While he was doing this, there was massive plunder in Police and State agencies such as Escom.

The opposition parties cannot find a better soft underbelly against DPP and the President than the fight against corruption.

It was on total display even during the presidential debates in Lilongwe three weeks ago and there is nothing that the party can do about it.

But Malawians do not want complicated things in manifestoes to reflect their aspirations.

Malawians want a simple, better Malawi that moves with the world and is not the poorest country in the world.

Malawians want a Malawi where they are earning enough for themselves and their families, with the right systems in agriculture, health, education, social welfare and economy put in place.

They know their salvation is in systems and institutions which, at present, are not working well because the Executive is too powerful over them.
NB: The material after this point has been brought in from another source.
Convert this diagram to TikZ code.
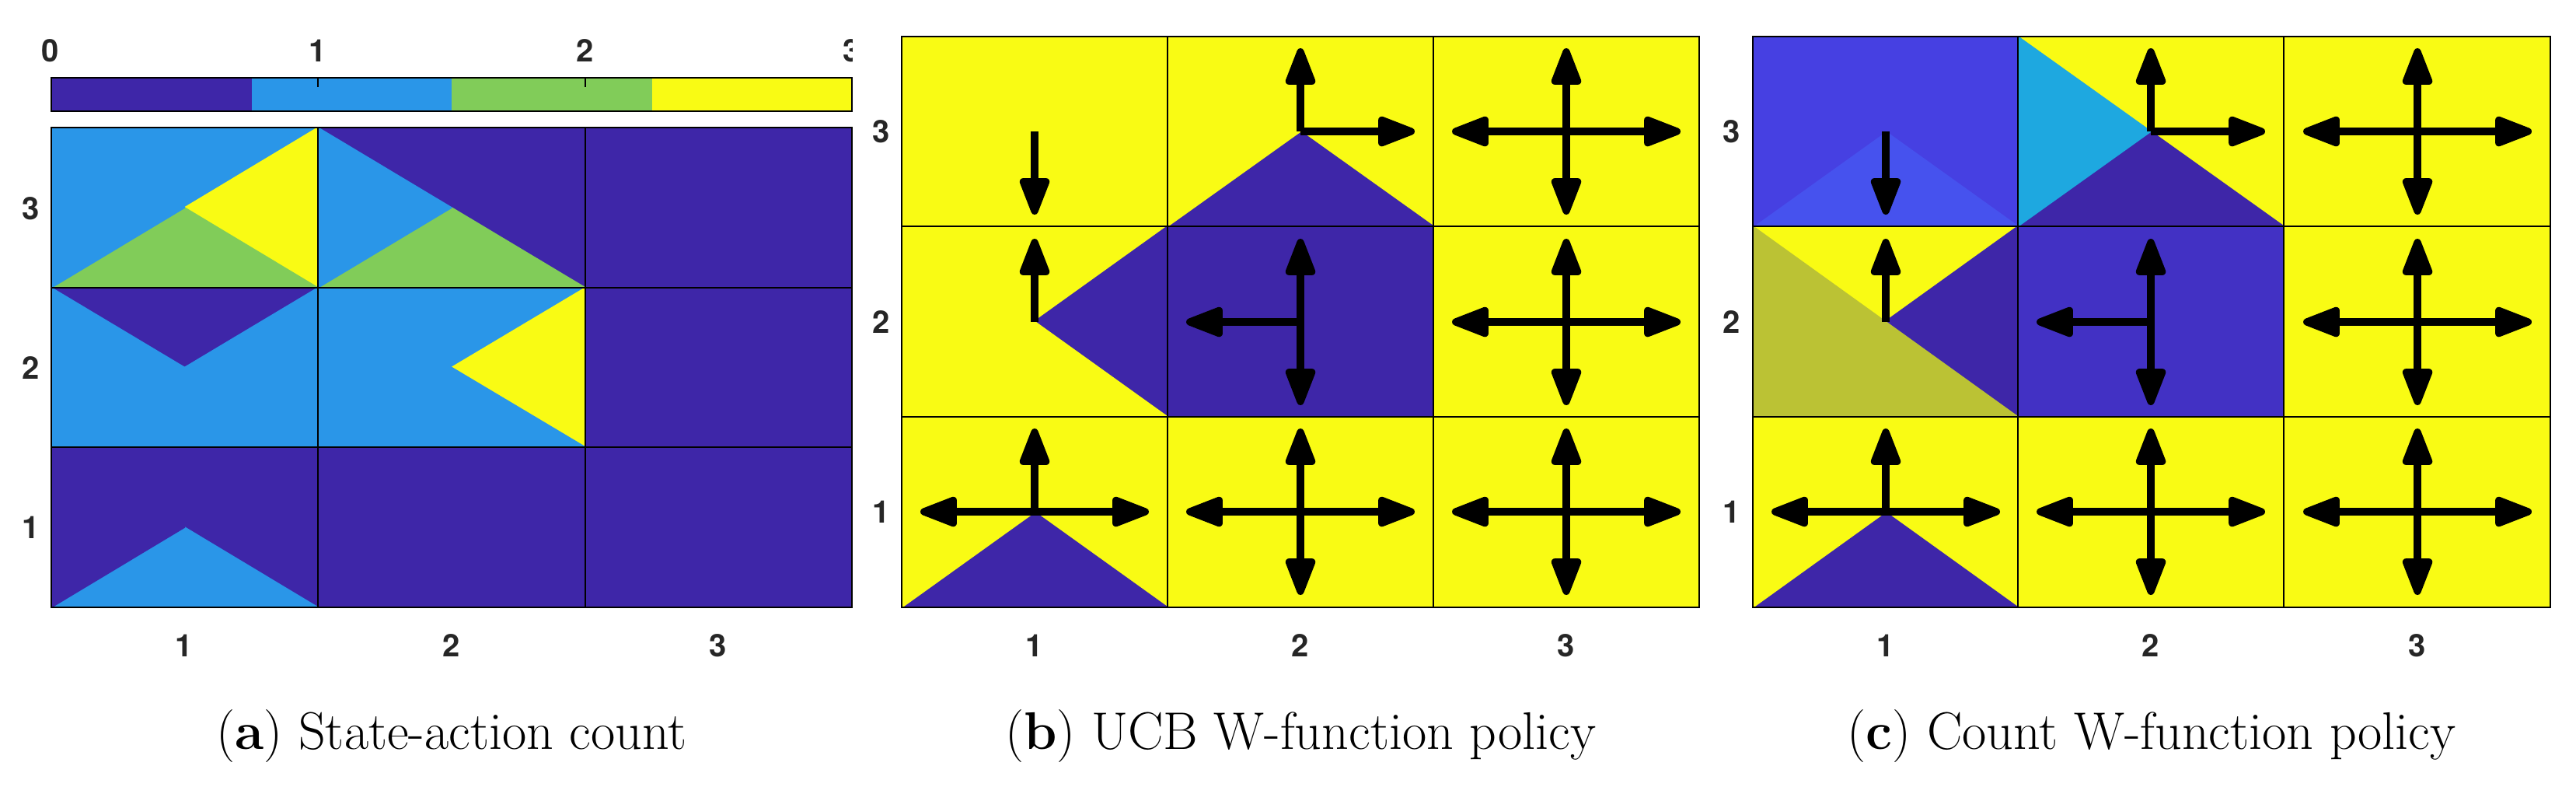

Most of them merely serve narrow partisan interests that are not in line with those of citizens.

That is why DPP, for example, does not want a strong ACB, strong MHRC or Ombudsman because they know it will check their excesses without fear or favour.

Simply put, the will to do right is always sacrificed in this country by a desire to protect fellow politicians for survival.

Any manifesto that is really done to save Malawians, and not just serve as a conspiracy to seize power, should have addressed this.

Sadly, this has been scantily done across all manifestos.

In conclusion, party manifestos that we have seen over the past two months are full of lies and promise the moon when basic fundamental things have not been done.

They are hiding behind the mask of ambition, with the explanation that we need to be ambitious as a country to dream about dual carriage from Blantyre to Mzuzu, speed trains between Blantyre and Lilongwe and a laptop for every secondary school student.

This is despite that basic roads are full of potholes, there are not even normal trains properly connecting our cities and primary school learners are still learning under trees or, in other cases, substandard school blocks that fall on them

These manifestoes cannot save Malawians but are mere conspiracies to cheat Malawians into either retaining DPP in power or electing MCP or UTM.

We have been on that road before and we have not seen those fundamental gigantic projects we were once promised.